Every line below should be copied exactly; drop the pictures.

**Information shown:**
+++

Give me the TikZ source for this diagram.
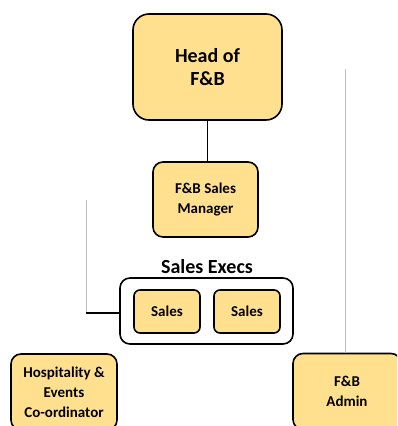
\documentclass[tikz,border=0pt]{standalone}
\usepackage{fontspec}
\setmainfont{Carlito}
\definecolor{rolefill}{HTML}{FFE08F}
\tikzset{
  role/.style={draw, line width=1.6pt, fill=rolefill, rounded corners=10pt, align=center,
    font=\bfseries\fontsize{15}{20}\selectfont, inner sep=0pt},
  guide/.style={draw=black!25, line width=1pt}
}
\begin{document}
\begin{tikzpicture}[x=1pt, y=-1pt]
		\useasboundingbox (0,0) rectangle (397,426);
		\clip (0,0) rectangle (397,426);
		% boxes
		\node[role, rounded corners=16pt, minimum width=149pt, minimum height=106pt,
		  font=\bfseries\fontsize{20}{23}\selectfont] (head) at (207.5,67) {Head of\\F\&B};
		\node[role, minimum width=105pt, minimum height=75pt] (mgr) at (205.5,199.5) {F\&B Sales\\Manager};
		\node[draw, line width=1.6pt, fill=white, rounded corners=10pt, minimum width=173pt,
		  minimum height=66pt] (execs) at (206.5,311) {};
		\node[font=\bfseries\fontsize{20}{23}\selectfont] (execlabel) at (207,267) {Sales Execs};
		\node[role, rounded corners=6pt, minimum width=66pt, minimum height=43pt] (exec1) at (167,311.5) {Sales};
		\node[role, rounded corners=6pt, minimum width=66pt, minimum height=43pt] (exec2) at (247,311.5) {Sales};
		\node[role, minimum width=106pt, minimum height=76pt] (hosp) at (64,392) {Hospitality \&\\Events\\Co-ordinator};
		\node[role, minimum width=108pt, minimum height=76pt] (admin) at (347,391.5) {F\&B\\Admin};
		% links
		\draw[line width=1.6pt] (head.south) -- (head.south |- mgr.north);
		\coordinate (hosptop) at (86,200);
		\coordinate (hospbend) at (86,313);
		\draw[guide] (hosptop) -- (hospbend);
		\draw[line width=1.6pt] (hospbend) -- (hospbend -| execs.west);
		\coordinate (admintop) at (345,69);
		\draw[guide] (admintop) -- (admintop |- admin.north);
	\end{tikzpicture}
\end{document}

+++

**Solved problem:**
Give me the TikZ source for this diagram.
\documentclass[tikz,border=0pt]{standalone}
\usepackage{fontspec}
\setmainfont{Carlito}
\definecolor{rolefill}{HTML}{FFE08F}
\tikzset{
  role/.style={draw, line width=1.6pt, fill=rolefill, rounded corners=10pt, align=center,
    font=\bfseries\fontsize{15}{20}\selectfont, inner sep=0pt},
  guide/.style={draw=black!25, line width=1pt}
}
\begin{document}
\begin{tikzpicture}[x=1pt, y=-1pt]
		\useasboundingbox (0,0) rectangle (397,426);
		\clip (0,0) rectangle (397,426);
		% boxes
		\node[role, rounded corners=16pt, minimum width=149pt, minimum height=106pt,
		  font=\bfseries\fontsize{20}{23}\selectfont] (head) at (207.5,67) {Head of\\F\&B};
		\node[role, minimum width=105pt, minimum height=75pt] (mgr) at (205.5,199.5) {F\&B Sales\\Manager};
		\node[draw, line width=1.6pt, fill=white, rounded corners=10pt, minimum width=173pt,
		  minimum height=66pt] (execs) at (206.5,311) {};
		\node[font=\bfseries\fontsize{20}{23}\selectfont] (execlabel) at (207,267) {Sales Execs};
		\node[role, rounded corners=6pt, minimum width=66pt, minimum height=43pt] (exec1) at (167,311.5) {Sales};
		\node[role, rounded corners=6pt, minimum width=66pt, minimum height=43pt] (exec2) at (247,311.5) {Sales};
		\node[role, minimum width=106pt, minimum height=76pt] (hosp) at (64,392) {Hospitality \&\\Events\\Co-ordinator};
		\node[role, minimum width=108pt, minimum height=76pt] (admin) at (347,391.5) {F\&B\\Admin};
		% links
		\draw[line width=1.6pt] (head.south) -- (head.south |- mgr.north);
		\coordinate (hosptop) at (86,200);
		\coordinate (hospbend) at (86,313);
		\draw[guide] (hosptop) -- (hospbend);
		\draw[line width=1.6pt] (hospbend) -- (hospbend -| execs.west);
		\coordinate (admintop) at (345,69);
		\draw[guide] (admintop) -- (admintop |- admin.north);
	\end{tikzpicture}
\end{document}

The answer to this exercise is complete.